So the scammers are taking advantage of the COVID-19 pandemic. But, of course.
As reported on Sky News, experts from the National Cyber Security Centre (NCSC) have said that a range of attacks are being conducted by cyber criminals to make money out of exploiting people's fears over COVID-19.
The article states that fake emails posing as communications from health authorities are being sent with links claiming to provide important updates, which when clicked instead lead to devices being infected with malware. The NCSC warned: "Individuals in the UK have been targeted by these coronavirus-themed phishing emails, with infected attachments containing fictitious 'safety measures'."
The US Centre for Disease Control and the World Health Organisation have also been impersonated by the fraudsters.

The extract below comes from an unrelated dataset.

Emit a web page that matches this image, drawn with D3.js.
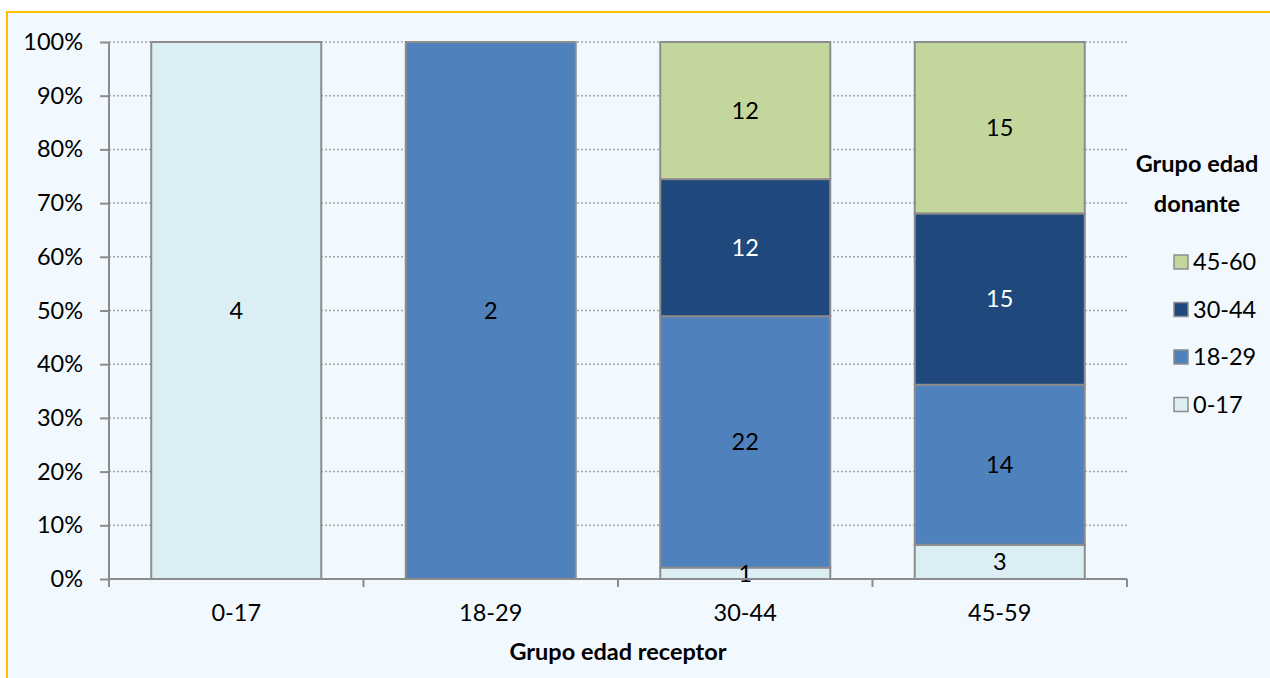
<!DOCTYPE html>
<html lang="es">
<head>
<meta charset="UTF-8">
<title>Grupo edad receptor / donante</title>
<script src="https://d3js.org/d3.v7.min.js"></script>
<style>
  body { margin: 0; background: #fff; }
  text { font-family: Lato, "Open Sans", sans-serif; font-size: 23.5px; fill: #000; }
  .grid-line { stroke: #a6a6a6; stroke-width: 1.5px; stroke-dasharray: 2 2; }
  .axis path, .axis line { stroke: #8c8c8c; stroke-width: 2px; }
  .bold { font-weight: bold; }
</style>
</head>
<body>
<div id="container"></div>
<script>
// receptor age groups (x categories)
const receptores = ["0-17", "18-29", "30-44", "45-59"];
// donor age groups (stack series), bottom to top
const donantes = ["0-17", "18-29", "30-44", "45-60"];
// counts per receptor group, one array per donor group
const d0_17  = [4, 0, 1, 3];
const d18_29 = [0, 2, 22, 14];
const d30_44 = [0, 0, 12, 15];
const d45_60 = [0, 0, 12, 15];
const yTicks = [0, 0.1, 0.2, 0.3, 0.4, 0.5, 0.6, 0.7, 0.8, 0.9, 1];

const colors = { "0-17": "#daeef3", "18-29": "#4f81bd", "30-44": "#1f497d", "45-60": "#c3d69b" };
const labelColor = { "0-17": "#000", "18-29": "#000", "30-44": "#fff", "45-60": "#000" };

const W = 1270, H = 678;
const margin = { top: 42, right: 143, bottom: 99, left: 109 };
const width = W - margin.left - margin.right,
      height = H - margin.top - margin.bottom;

const svg = d3.select("#container").append("svg")
  .attr("width", W).attr("height", H);

// frame
svg.append("rect").attr("x", 0).attr("y", 0).attr("width", W).attr("height", H).attr("fill", "#fff");
svg.append("rect").attr("x", 7).attr("y", 12).attr("width", W).attr("height", H)
  .attr("fill", "#f1f8fe").attr("stroke", "#ffc000").attr("stroke-width", 2);

const g = svg.append("g").attr("transform", "translate(" + margin.left + "," + margin.top + ")");

// build rows for stacking
const series = [d0_17, d18_29, d30_44, d45_60];
const rows = receptores.map(function (r, i) {
  const row = { receptor: r };
  donantes.forEach(function (d, j) { row[d] = series[j][i]; });
  return row;
});
const stacked = d3.stack().keys(donantes).offset(d3.stackOffsetExpand)(rows);

const x = d3.scaleBand().domain(receptores).range([0, width]).paddingInner(0.332).paddingOuter(0.166);
const xb = d3.scaleBand().domain(receptores).range([0, width]);
const y = d3.scaleLinear().domain([0, 1]).range([height, 0]);

// grid
g.append("g").selectAll("line").data(yTicks.slice(1)).enter().append("line")
  .attr("class", "grid-line")
  .attr("x1", 0).attr("x2", width)
  .attr("y1", function (d) { return y(d); }).attr("y2", function (d) { return y(d); });

// bars
const layers = g.append("g").selectAll("g").data(stacked).enter().append("g")
  .attr("fill", function (d) { return colors[d.key]; });

layers.selectAll("rect").data(function (d) { return d.filter(function (s) { return s[1] - s[0] > 0; }); })
  .enter().append("rect")
  .attr("x", function (d) { return x(d.data.receptor); })
  .attr("width", x.bandwidth())
  .attr("y", function (d) { return y(d[1]); })
  .attr("height", function (d) { return y(d[0]) - y(d[1]); })
  .attr("stroke", "#8c8c8c").attr("stroke-width", 2);

// value labels
stacked.forEach(function (layer) {
  g.append("g").selectAll("text")
    .data(layer.filter(function (s) { return s[1] - s[0] > 0; }))
    .enter().append("text")
    .attr("x", function (d) { return x(d.data.receptor) + x.bandwidth() / 2; })
    .attr("y", function (d) { return y((d[0] + d[1]) / 2); })
    .attr("dy", "0.35em")
    .attr("text-anchor", "middle")
    .style("fill", labelColor[layer.key])
    .text(function (d) { return d.data[layer.key]; });
});

// axes
const yAxis = d3.axisLeft(y).tickValues(yTicks).tickSize(9).tickPadding(17).tickFormat(d3.format(".0%"));
g.append("g").attr("class", "axis").call(yAxis)
  .call(function (s) { s.select(".domain").attr("d", "M0," + height + "V0"); });

const xAxis = g.append("g").attr("class", "axis").attr("transform", "translate(0," + height + ")");
xAxis.append("line").attr("x1", 0).attr("x2", width);
xAxis.selectAll("line.tick").data(receptores.concat(["end"])).enter().append("line")
  .attr("class", "tick")
  .attr("x1", function (d, i) { return i < receptores.length ? xb(d) : width; })
  .attr("x2", function (d, i) { return i < receptores.length ? xb(d) : width; })
  .attr("y1", 0).attr("y2", 8);
xAxis.selectAll("text").data(receptores).enter().append("text")
  .attr("x", function (d) { return xb(d) + xb.bandwidth() / 2; })
  .attr("y", 42).attr("text-anchor", "middle")
  .text(function (d) { return d; });

g.append("text").attr("class", "bold")
  .attr("x", width / 2).attr("y", height + 81).attr("text-anchor", "middle")
  .text("Grupo edad receptor");

// legend
const legend = svg.append("g").attr("transform", "translate(1197,0)");
legend.append("text").attr("class", "bold").attr("text-anchor", "middle").attr("y", 172).text("Grupo edad");
legend.append("text").attr("class", "bold").attr("text-anchor", "middle").attr("y", 212).text("donante");

const items = legend.selectAll("g.item").data(donantes.slice().reverse()).enter().append("g")
  .attr("class", "item")
  .attr("transform", function (d, i) { return "translate(0," + (262 + i * 47.5) + ")"; });
items.append("rect").attr("x", -23).attr("y", -7).attr("width", 14).attr("height", 14)
  .attr("fill", function (d) { return colors[d]; })
  .attr("stroke", "#8c8c8c").attr("stroke-width", 1.5);
items.append("text").attr("x", -4).attr("dy", "0.35em").text(function (d) { return d; });
</script>
</body>
</html>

The cybercriminals create domain names similar to these organisations' real web addresses in order to dupe email recipients and "request passwords and even bitcoin donations to fund a fake vaccine", says the NCSC.
Coronavirus: Using masks to lure you in
According to Sky News, criminals are also taking advantage of the outbreak on dark net marketplaces, where normal listings for drugs and hacking tools are being joined by offers for surgical face masks.
Away from the dark web, hundreds of websites have been set-up within the past few weeks offering heavily discounted face masks.
But, as risk firm Digital Shadows told Sky News, there is a huge risk that these products are counterfeit, and in some cases the masks potentially don't even exist at all - and once enough consumers have handed over their money, the website will simply disappear.
The scam to be wary of: "Coronavirus awareness"
Cyber criminal gangs are also targeting healthcare professionals with phishing emails about "coronavirus awareness" - part of a wave of scams capitalising on the pandemic.
Sky News has seen a copy of an email scam sent to a number of healthcare organisations that pretends to be from each firm's internal IT team.
The email - which has the subject "ALL STAFF: CORONA VIRUS AWARENESS" - tells employees that "the institution is currently organising a seminar for all staff to talk about this deadly virus", asking them to click on a link to register.
The link takes anyone clicking on it to a third-party website disguised as an Outlook web app. Anyone who fills in that form ends up giving their details to the hackers.
Paul Chichester, the NCSC's director of operations, said: "We know that cyber criminals are opportunistic and will look to exploit people's fears, and this has undoubtedly been the case with the coronavirus outbreak. Our advice to the public is to follow our guidance, which includes everything from password advice to spotting suspect emails."
Playing on fear
Jake Moore, Cybersecurity Specialist at ESET, says that, “The spread of fear is just as contagious as COVID-19 and people are falling for these scams in panic mode. Cyber criminals are relying more on social engineering, which is the practice of deceiving or manipulating someone. Right now this tactic is proving very popular; people feel they have limited time to research the background and validation of sites. Panic is a psychological feeling that threat actors use widely, especially when there is a pandemic.
I’m also seeing a huge increase in texting scams. I’ve seen employees targeted with texts which are supposedly from their boss, requesting that they send Amazon vouchers to their business partners to apologise for business inconvenience. Employees need to verify these requests by phoning their management on the number they know to be correct before any financial transactional is made.”
Remote working tools tricks
Ed Bishop, Chief Technology Officer at Tessian, advises, "As more employees are asked to work from home, people need to be even more vigilant when it comes to phishing attacks. Hackers love emergencies and times of uncertainty, because people are scared, distracted, and vulnerable. This makes them ideal targets.
"During this time, staff need to be aware that hackers will impersonate trusted individuals and brands to trick people into steal money, harvest credentials, or install malware on their computers. Bad actors may impersonate senior executives such as the CEO or the CFO, saying 'as we're away from the office, please send me your personal phone number as I need you to do something for me.' In this case, I urge people to contact the person who requested you to do something - via an internal channel like Slack or an SMS - to confirm it was them.
"Similarly, as organisations rely on remote-working tools, hackers may also pose as popular web conferencing applications and trick staff into clicking links that will 'activate their web conferencing accounts'. Be less trusting of any email asking you to take an action. Look beyond the branding of the email or the display name and examine the full email address of the sender, and any URL, carefully.